This week’s traditional Remembrance observances will still be echoing next May when Whittington Music Festival marks the centenary of the end of World War 1 with its week-long “Fantasia on a British theme”. The festival’s newly released artwork shows a poppy sheltered by a spreading oak shaped as a cello.

“The first world war carried off some brilliant young composers among the thousands of casualties”, says festival founder Lawrence Mortimer. “We intend to honour them with a celebration of British music stretching back to Shakespeare’s time up to the present day”. Elgar, best known for his Pomp and Circumstance marches, headlines the festival, as does Vaughan Williams, who was a stretcher-bearer during the conflict. The final concert on May 20th will be the festival’s particular contribution to Oswestry’s centenary events.

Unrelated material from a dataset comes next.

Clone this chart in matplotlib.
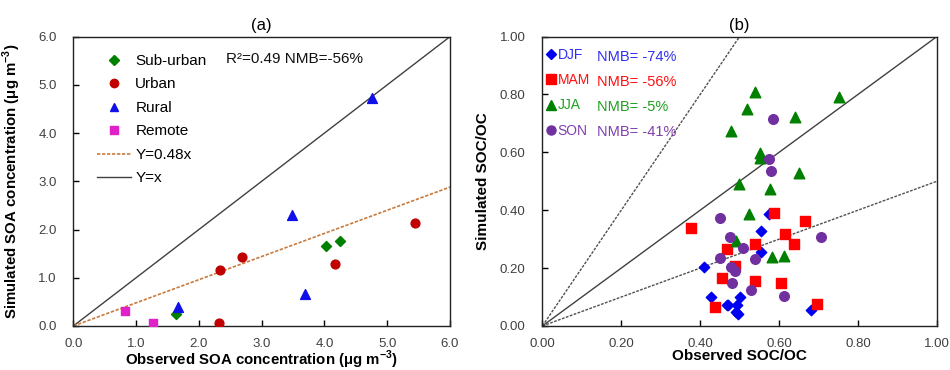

The 2018 programme features no less than seventeen composers, all of them British, including Oswestry composer Sir Henry Walford Davies (1869-1941). This is a radical break with tradition for the world-class classical music festival, which attracts large audiences to the Oswestry area for a week each Spring. For its first five years the festival focussed on just one composer a year, featuring in turn Brahms, Schubert, Mendelssohn, Mozart and Beethoven.

“Once again we have a brilliant collection of international artists coming to Whittington”, says new festival Chairman Robert Greaves. “The celebrated Elias Quartet are coming back, and we have Principal instrumentalists from the London Symphony Orchestra and other European ensembles”.

The musicians, who include renowned Scottish fiddler Donald Grant, a member of the Elias Quartet, will be dedicating part of one concert to traditional folk music. “It is after all the inspiration of so much of the British classical repertoire”, says Mr Mortimer.